Two years into the COVID-19 pandemic, the Centers for Disease Control and Prevention is still trying to improve the way it collects and analyzes public health data, Politico reported.
A March 16th email reviewed by Politico from Dan Jernigan, the CDC’s deputy director for Public Health Science and Surveillance, mentioned the Data Modernization Initiative — a plan that would include integrating state and federal data systems and giving states funding to hire staffers to work with data.
The COVID-19 pandemic highlighted the stark limitations of the US public health data systems: information is siloed at individual hospitals and local health departments and often takes a winding path before it gets to the federal level. Labs couldn’t send information on cases straight from their own data systems to the CDC, relying on emails and faxes to pass along information. Some data-collection programs required manual entry. It took weeks and months for federal agencies to figure out answers to questions that other countries had the systems to answer in real-time.

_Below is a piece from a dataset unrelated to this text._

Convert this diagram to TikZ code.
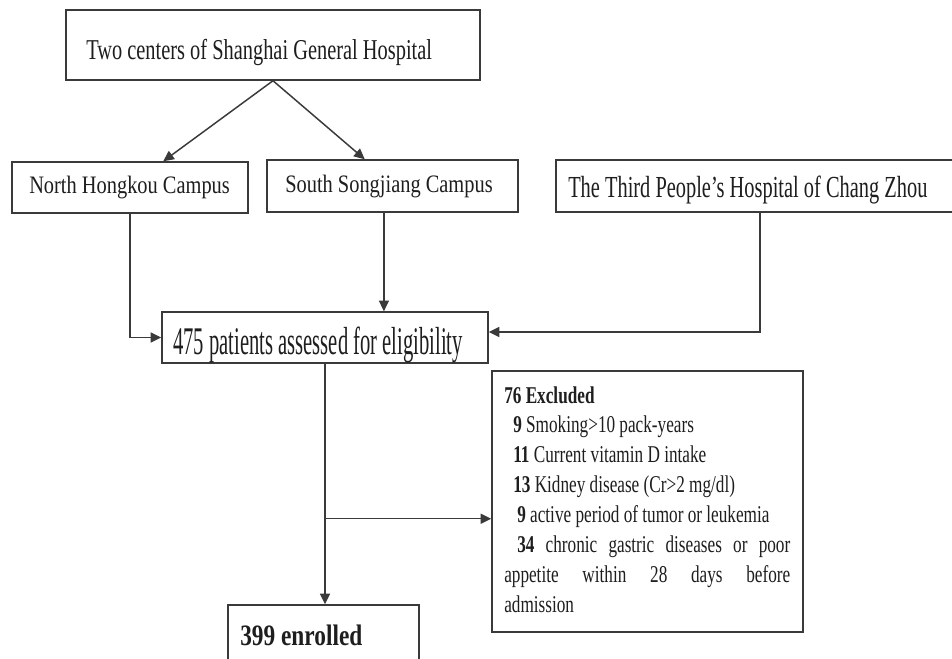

Jernigan told Politico that the CDC is spending $3 billion to help states hire and train new employees to work with public health data. The CDC’s renewed efforts come as the United States stares down yet another wave of viral infection from COVID-19 variants.
Improving public health data systems would help the agency more effectively monitor all public health threats, not just COVID-19. If the efforts are successful and properly funded, they could also leave the US in a better position for any future pandemics.